The Space We Hold

September 2018

Daniel Tucker Gallery,

Ah Haa School for the Arts

Telluride, CO

Over the past year, I have spent time reflecting on the roles of women in modern society.  More than anything, this internal dialogue has raised many questions, the most intriguing being, do women hold the same space in the world as men?  Space can mean hearing men speaking more than women at meetings, knowing that they make more money in the same roles at work, and seeing more men in positions of power.  But I wanted to focus on the space that I could see in my day-to-day life. And what I see is that men are taking up more physical space in the world than women.


To create this work, I asked several strong women friends to collaborate with me by modeling.  As they posed for me, or sent photos of themselves, I began to see more than their posture, I saw their facial expressions.  When they shrank and hid as if trying to stay out of a man’s way, they looked scared, weak, unsure. When they struck a “manspreading” pose, they looked strong, confident, bold.  Seeing these notable changes in the way the women were reacting to their own posture was incredible. Just imagine if they spent more of their day feeling as strong, confident, and bold as they did when they mimicked the way that so many men sit.  

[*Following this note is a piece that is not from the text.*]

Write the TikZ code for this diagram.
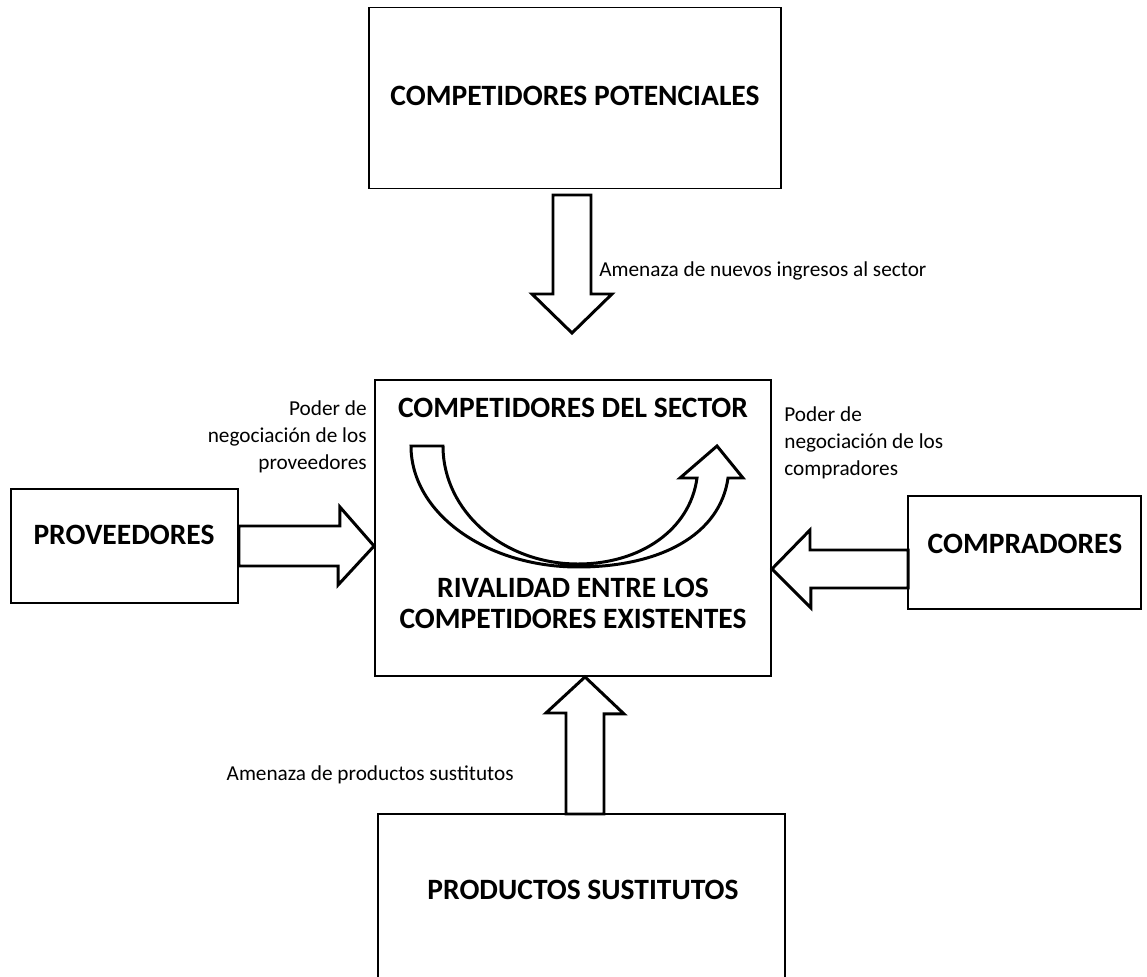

As I began to share the illustrations featured in this series, I was amazed by women’s responses.  Almost everyone had a story to tell about how they often felt “smaller” than men, not just physically, but socially, professionally, politically.  As you walk around the gallery today, I encourage you to speak with the people around you and continue this conversation about the space that women hold in our world.  

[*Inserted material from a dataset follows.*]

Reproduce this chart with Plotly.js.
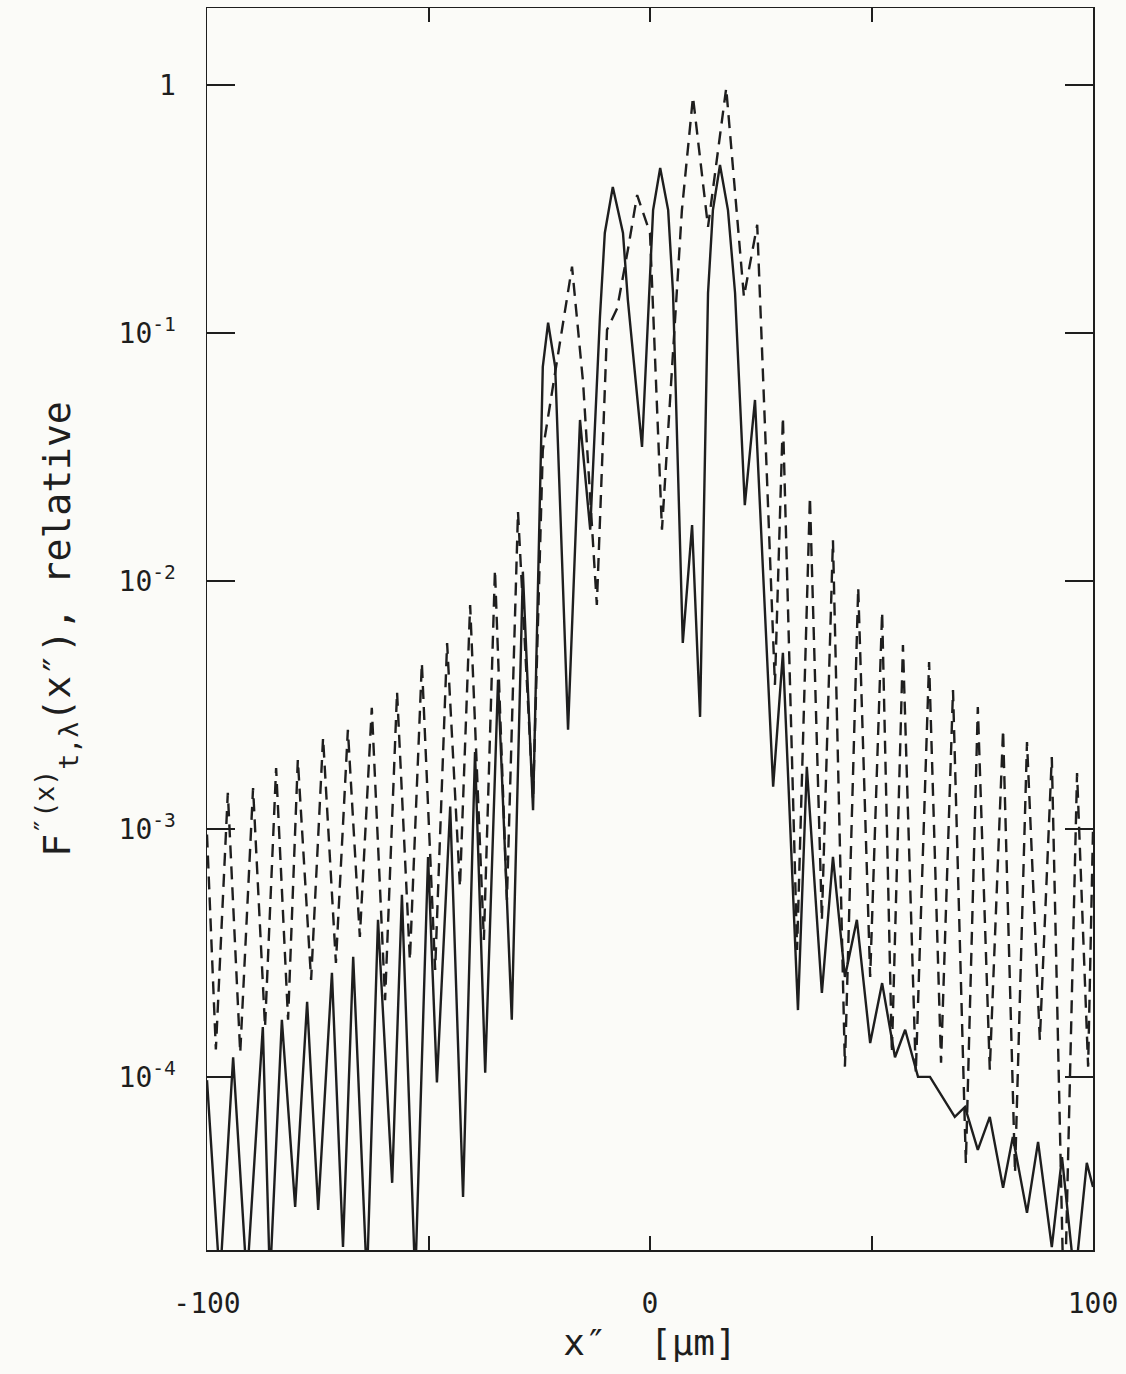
<!DOCTYPE html>
<html>
<head>
<meta charset="utf-8">
<script src="https://cdn.plot.ly/plotly-3.0.1.min.js"></script>
<style>html,body{margin:0;padding:0;background:#fbfbf8;}</style>
</head>
<body>
<div id="chart" style="width:1126px;height:1374px;"></div>
<script>
// x'' in micrometres, F relative
const solidX = [-100.0,-97.1,-94.1,-91.0,-87.4,-85.8,-83.1,-80.1,-77.4,-74.9,-71.8,-69.3,-67.0,-63.9,-61.4,-58.2,-56.0,-53.0,-50.1,-48.1,-45.1,-42.2,-39.5,-37.2,-34.3,-31.2,-28.7,-26.4,-24.2,-23.0,-21.4,-18.5,-15.8,-13.5,-11.3,-10.2,-8.4,-6.1,-5.0,-1.8,0.7,2.3,4.1,5.2,7.4,9.5,11.3,13.1,14.2,15.8,17.6,19.2,21.4,23.7,27.8,30.0,33.4,35.4,38.8,41.3,44.0,46.7,49.7,52.4,55.3,57.6,60.5,63.2,68.8,71.1,74.0,76.7,79.7,81.9,85.1,87.6,90.7,93.0,95.9,98.6,100.0];
const solidY = [9.7e-5,1.5e-5,1.20e-4,1.5e-5,1.59e-4,1.5e-5,1.70e-4,2.99e-5,2.01e-4,2.91e-5,2.63e-4,2.06e-5,3.05e-4,1.5e-5,4.30e-4,3.74e-5,5.42e-4,1.5e-5,7.71e-4,9.5e-5,1.23e-3,3.28e-5,2.04e-3,1.04e-4,3.99e-3,1.70e-4,1.09e-2,1.19e-3,7.3e-2,0.110,7.3e-2,2.51e-3,4.46e-2,1.61e-2,0.116,0.253,0.388,0.253,0.136,3.47e-2,0.313,0.463,0.313,0.145,5.62e-3,1.68e-2,2.83e-3,0.145,0.313,0.476,0.313,0.145,2.02e-2,5.37e-2,1.48e-3,5.13e-3,1.86e-4,1.78e-3,2.18e-4,7.71e-4,2.53e-4,4.30e-4,1.37e-4,2.39e-4,1.20e-4,1.55e-4,1.0e-4,1.0e-4,6.9e-5,7.57e-5,5.08e-5,6.9e-5,3.57e-5,5.73e-5,2.83e-5,5.47e-5,2.06e-5,4.75e-5,1.5e-5,4.50e-5,3.6e-5];

const dashedX = [-100.0,-98.0,-95.3,-92.5,-89.6,-86.9,-84.4,-81.7,-79.5,-76.5,-73.8,-70.9,-68.2,-65.5,-62.8,-59.8,-57.1,-54.2,-51.5,-48.5,-45.8,-42.9,-40.6,-37.5,-35.0,-32.3,-29.8,-26.4,-24.2,-21.0,-17.6,-15.1,-12.0,-9.7,-7.4,-5.0,-2.9,0.0,1.1,2.7,7.2,9.7,13.1,17.2,21.2,24.2,28.2,30.0,33.2,36.1,38.8,41.3,44.0,47.0,49.7,52.4,54.6,57.1,60.0,63.0,65.7,68.4,71.3,74.0,76.7,79.7,82.4,85.1,88.0,90.7,93.5,96.4,98.9,100.0];
const dashedY = [9.5e-4,1.29e-4,1.40e-3,1.25e-4,1.46e-3,1.59e-4,1.76e-3,1.70e-4,1.90e-3,2.46e-4,2.33e-3,2.88e-4,2.51e-3,3.67e-4,3.08e-3,2.04e-4,3.57e-3,2.96e-4,4.67e-3,2.70e-4,5.62e-3,5.84e-4,8.0e-3,3.57e-4,1.11e-2,5.17e-4,1.90e-2,1.31e-3,3.37e-2,7.57e-2,0.185,6.29e-2,8.0e-3,0.103,0.126,0.216,0.360,0.253,8.5e-2,1.61e-2,0.313,0.895,0.268,0.972,0.140,0.273,3.81e-3,4.58e-2,3.25e-4,2.18e-2,4.30e-4,1.46e-2,1.10e-4,9.4e-3,2.53e-4,7.5e-3,1.25e-4,5.52e-3,1.04e-4,4.71e-3,1.14e-4,3.63e-3,4.50e-5,3.10e-3,1.07e-4,2.51e-3,4.10e-5,2.24e-3,1.41e-4,1.95e-3,1.0e-5,1.68e-3,1.10e-4,9.9e-4];

const xTickVals = [-100,0,100];
const xTickText = ['-100','0','100'];
const xMinorStep = 50;
const yTickVals = [1e-4,1e-3,1e-2,1e-1,1];
const yTickText = ['10<sup>-4</sup>','10<sup>-3</sup>','10<sup>-2</sup>','10<sup>-1</sup>','1'];

const ink = '#1e1e1e';
const mono = 'DejaVu Sans Mono, Liberation Mono, monospace';

const traces = [
  {x: dashedX, y: dashedY, type:'scatter', mode:'lines', name:'dashed',
   line:{color:ink, width:2.4, dash:'13px,8px'}, showlegend:false},
  {x: solidX, y: solidY, type:'scatter', mode:'lines', name:'solid',
   line:{color:ink, width:2.4}, showlegend:false}
];

const layout = {
  width:1126, height:1374,
  margin:{l:207, r:33, t:8, b:124},
  paper_bgcolor:'#fbfbf8', plot_bgcolor:'#fbfbf8',
  font:{family:mono, color:ink, size:28},
  showlegend:false,
  xaxis:{
    range:[-100,100], tickmode:'array', tickvals:xTickVals, ticktext:xTickText,
    ticks:'inside', ticklen:14, tickwidth:2, tickcolor:ink,
    minor:{tickmode:'linear', tick0:0, dtick:xMinorStep, ticks:'inside', ticklen:14, tickwidth:2, tickcolor:ink, showgrid:false},
    showline:true, mirror:'ticks', linecolor:ink, linewidth:1.5,
    showgrid:false, zeroline:false, ticklabelstandoff:28,
    tickfont:{family:mono, size:28, color:ink},
    title:{text:'x\u2033  [\u00b5m]', font:{family:mono, size:36, color:ink}, standoff:10}
  },
  yaxis:{
    type:'log', range:[-4.698, 0.3105], tickmode:'array', tickvals:yTickVals, ticktext:yTickText,
    ticks:'inside', ticklen:28, tickwidth:2, tickcolor:ink,
    showline:true, mirror:'ticks', linecolor:ink, linewidth:1.5,
    showgrid:false, zeroline:false, ticklabelstandoff:24,
    tickfont:{family:mono, size:28, color:ink},
    title:{text:'F<sup>\u2033(x)</sup><sub>t,\u03bb</sub>(x\u2033), relative', font:{family:mono, size:38, color:ink}, standoff:36}
  }
};

Plotly.newPlot('chart', traces, layout, {displayModeBar:false, staticPlot:true});
</script>
</body>
</html>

"Female power transcends what are thought of as “woman’s issues”. Female power involves women taking part in the conversation either in the public arena or the dinner table, and having the same emotional space in which to do so as men. It means women not having to fear punishment of any kind. It means women not having to worry that they will be considered “unfeminine” if they speak up. It means women really coming out to play and getting support for their playing from men as well as women.


Until this is accomplished, political, economic and reproductive freedom will still not be enough. We will not be free until we can speak our minds and our hearts without having to worry that men will crucify us, women will crucify us, the press will crucify us, or our children will be ashamed… Women are still in emotional bondage as long as we feel we have to make a choice between being heard and being loved.”